» Task description
Repeat all of the material below exactly as written, images excluded.

··· Information provided

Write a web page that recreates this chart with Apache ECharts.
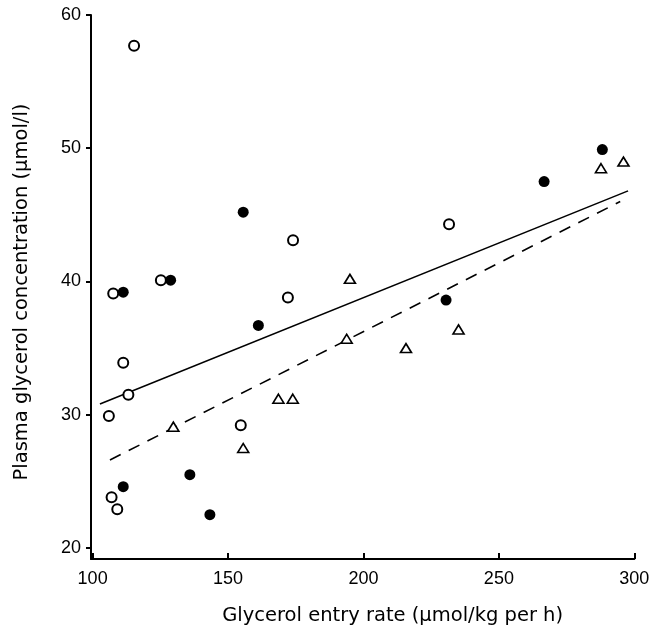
<!DOCTYPE html>
<html>
<head>
<meta charset="utf-8">
<script src="https://cdn.jsdelivr.net/npm/echarts@6/dist/echarts.min.js"></script>
<style>
html, body { margin: 0; padding: 0; background: #fff; }
#glycerolchart { width: 655px; height: 634px; }
</style>
</head>
<body>
<div id="glycerolchart"></div>
<script>
// 数据：[entry rate, plasma concentration]
var openCircles = [
    [115.3, 57.7], [107.6, 39.1], [125.2, 40.1], [172.1, 38.8], [174.0, 43.1],
    [111.3, 33.9], [113.2, 31.5], [106.0, 29.9], [154.7, 29.2], [107.0, 23.8],
    [109.1, 22.9], [231.6, 44.3]
];
var filledCircles = [
    [111.3, 39.2], [128.8, 40.1], [155.6, 45.2], [161.2, 36.7], [111.3, 24.6],
    [135.9, 25.5], [143.3, 22.5], [230.5, 38.6], [266.7, 47.5], [288.2, 49.9]
];
var triangles = [
    [129.8, 29.1], [155.6, 27.5], [168.6, 31.2], [173.9, 31.2], [193.8, 35.7],
    [215.7, 35.0], [235.1, 36.4], [195.0, 40.2], [287.7, 48.5], [296.0, 49.0]
];
// regression lines (end points)
var solidLine = [[102.7, 30.8], [297.7, 46.8]];
var dashedLine = [[106.4, 26.6], [294.8, 46.0]];

var xTicks = [100, 150, 200, 250, 300];
var yTicks = [20, 30, 40, 50, 60];

var titleFont = 'DejaVu Sans';
var tickFont = 'Liberation Sans';

var glycerolChart = echarts.init(document.getElementById('glycerolchart'));

var option_glycerol = {
    backgroundColor: '#fff',
    animation: false,
    grid: {
        left: 91,
        right: 20.7,
        top: 15,
        bottom: 75
    },
    xAxis: {
        type: 'value',
        min: 99.4,
        max: 300,
        name: 'Glycerol entry rate (\u03bcmol/kg per h)',
        nameLocation: 'middle',
        nameGap: 47,
        nameTextStyle: {
            fontFamily: titleFont,
            fontSize: 19.5,
            color: '#000',
            padding: [0, 0, 0, 60]
        },
        axisLine: { lineStyle: { color: '#000', width: 2 } },
        axisTick: {
            inside: true,
            length: 6,
            customValues: xTicks,
            lineStyle: { color: '#000', width: 2 }
        },
        axisLabel: {
            customValues: xTicks,
            margin: 11,
            fontFamily: tickFont,
            fontSize: 18,
            color: '#000'
        },
        splitLine: { show: false }
    },
    yAxis: {
        type: 'value',
        min: 19.17,
        max: 60,
        name: 'Plasma glycerol concentration (\u03bcmol/l)',
        nameLocation: 'middle',
        nameGap: 59,
        nameTextStyle: {
            fontFamily: titleFont,
            fontSize: 19.5,
            color: '#000',
            padding: [0, 10, 0, 0]
        },
        axisLine: { lineStyle: { color: '#000', width: 2 } },
        axisTick: {
            length: 5,
            customValues: yTicks,
            lineStyle: { color: '#000', width: 2 }
        },
        axisLabel: {
            customValues: yTicks,
            margin: 10,
            fontFamily: tickFont,
            fontSize: 18,
            color: '#000'
        },
        splitLine: { show: false }
    },
    series: [
        {
            type: 'line',
            data: solidLine,
            symbol: 'none',
            z: 1,
            lineStyle: { color: '#000', width: 1.6 }
        },
        {
            type: 'line',
            data: dashedLine,
            symbol: 'none',
            z: 1,
            lineStyle: { color: '#000', width: 1.6, type: [12, 9] }
        },
        {
            type: 'scatter',
            data: openCircles,
            symbol: 'circle',
            symbolSize: 10,
            z: 3,
            itemStyle: { color: '#fff', borderColor: '#000', borderWidth: 2, opacity: 1 }
        },
        {
            type: 'scatter',
            data: filledCircles,
            symbol: 'circle',
            symbolSize: 11,
            z: 3,
            itemStyle: { color: '#000', opacity: 1 }
        },
        {
            type: 'scatter',
            data: triangles,
            symbol: 'triangle',
            symbolSize: [11, 9],
            z: 3,
            itemStyle: { color: '#fff', borderColor: '#000', borderWidth: 1.6, opacity: 1 }
        }
    ]
};

glycerolChart.setOption(option_glycerol);
</script>
</body>
</html>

······

» Output below
Write a web page that recreates this chart with Apache ECharts.
<!DOCTYPE html>
<html>
<head>
<meta charset="utf-8">
<script src="https://cdn.jsdelivr.net/npm/echarts@6/dist/echarts.min.js"></script>
<style>
html, body { margin: 0; padding: 0; background: #fff; }
#glycerolchart { width: 655px; height: 634px; }
</style>
</head>
<body>
<div id="glycerolchart"></div>
<script>
// 数据：[entry rate, plasma concentration]
var openCircles = [
    [115.3, 57.7], [107.6, 39.1], [125.2, 40.1], [172.1, 38.8], [174.0, 43.1],
    [111.3, 33.9], [113.2, 31.5], [106.0, 29.9], [154.7, 29.2], [107.0, 23.8],
    [109.1, 22.9], [231.6, 44.3]
];
var filledCircles = [
    [111.3, 39.2], [128.8, 40.1], [155.6, 45.2], [161.2, 36.7], [111.3, 24.6],
    [135.9, 25.5], [143.3, 22.5], [230.5, 38.6], [266.7, 47.5], [288.2, 49.9]
];
var triangles = [
    [129.8, 29.1], [155.6, 27.5], [168.6, 31.2], [173.9, 31.2], [193.8, 35.7],
    [215.7, 35.0], [235.1, 36.4], [195.0, 40.2], [287.7, 48.5], [296.0, 49.0]
];
// regression lines (end points)
var solidLine = [[102.7, 30.8], [297.7, 46.8]];
var dashedLine = [[106.4, 26.6], [294.8, 46.0]];

var xTicks = [100, 150, 200, 250, 300];
var yTicks = [20, 30, 40, 50, 60];

var titleFont = 'DejaVu Sans';
var tickFont = 'Liberation Sans';

var glycerolChart = echarts.init(document.getElementById('glycerolchart'));

var option_glycerol = {
    backgroundColor: '#fff',
    animation: false,
    grid: {
        left: 91,
        right: 20.7,
        top: 15,
        bottom: 75
    },
    xAxis: {
        type: 'value',
        min: 99.4,
        max: 300,
        name: 'Glycerol entry rate (\u03bcmol/kg per h)',
        nameLocation: 'middle',
        nameGap: 47,
        nameTextStyle: {
            fontFamily: titleFont,
            fontSize: 19.5,
            color: '#000',
            padding: [0, 0, 0, 60]
        },
        axisLine: { lineStyle: { color: '#000', width: 2 } },
        axisTick: {
            inside: true,
            length: 6,
            customValues: xTicks,
            lineStyle: { color: '#000', width: 2 }
        },
        axisLabel: {
            customValues: xTicks,
            margin: 11,
            fontFamily: tickFont,
            fontSize: 18,
            color: '#000'
        },
        splitLine: { show: false }
    },
    yAxis: {
        type: 'value',
        min: 19.17,
        max: 60,
        name: 'Plasma glycerol concentration (\u03bcmol/l)',
        nameLocation: 'middle',
        nameGap: 59,
        nameTextStyle: {
            fontFamily: titleFont,
            fontSize: 19.5,
            color: '#000',
            padding: [0, 10, 0, 0]
        },
        axisLine: { lineStyle: { color: '#000', width: 2 } },
        axisTick: {
            length: 5,
            customValues: yTicks,
            lineStyle: { color: '#000', width: 2 }
        },
        axisLabel: {
            customValues: yTicks,
            margin: 10,
            fontFamily: tickFont,
            fontSize: 18,
            color: '#000'
        },
        splitLine: { show: false }
    },
    series: [
        {
            type: 'line',
            data: solidLine,
            symbol: 'none',
            z: 1,
            lineStyle: { color: '#000', width: 1.6 }
        },
        {
            type: 'line',
            data: dashedLine,
            symbol: 'none',
            z: 1,
            lineStyle: { color: '#000', width: 1.6, type: [12, 9] }
        },
        {
            type: 'scatter',
            data: openCircles,
            symbol: 'circle',
            symbolSize: 10,
            z: 3,
            itemStyle: { color: '#fff', borderColor: '#000', borderWidth: 2, opacity: 1 }
        },
        {
            type: 'scatter',
            data: filledCircles,
            symbol: 'circle',
            symbolSize: 11,
            z: 3,
            itemStyle: { color: '#000', opacity: 1 }
        },
        {
            type: 'scatter',
            data: triangles,
            symbol: 'triangle',
            symbolSize: [11, 9],
            z: 3,
            itemStyle: { color: '#fff', borderColor: '#000', borderWidth: 1.6, opacity: 1 }
        }
    ]
};

glycerolChart.setOption(option_glycerol);
</script>
</body>
</html>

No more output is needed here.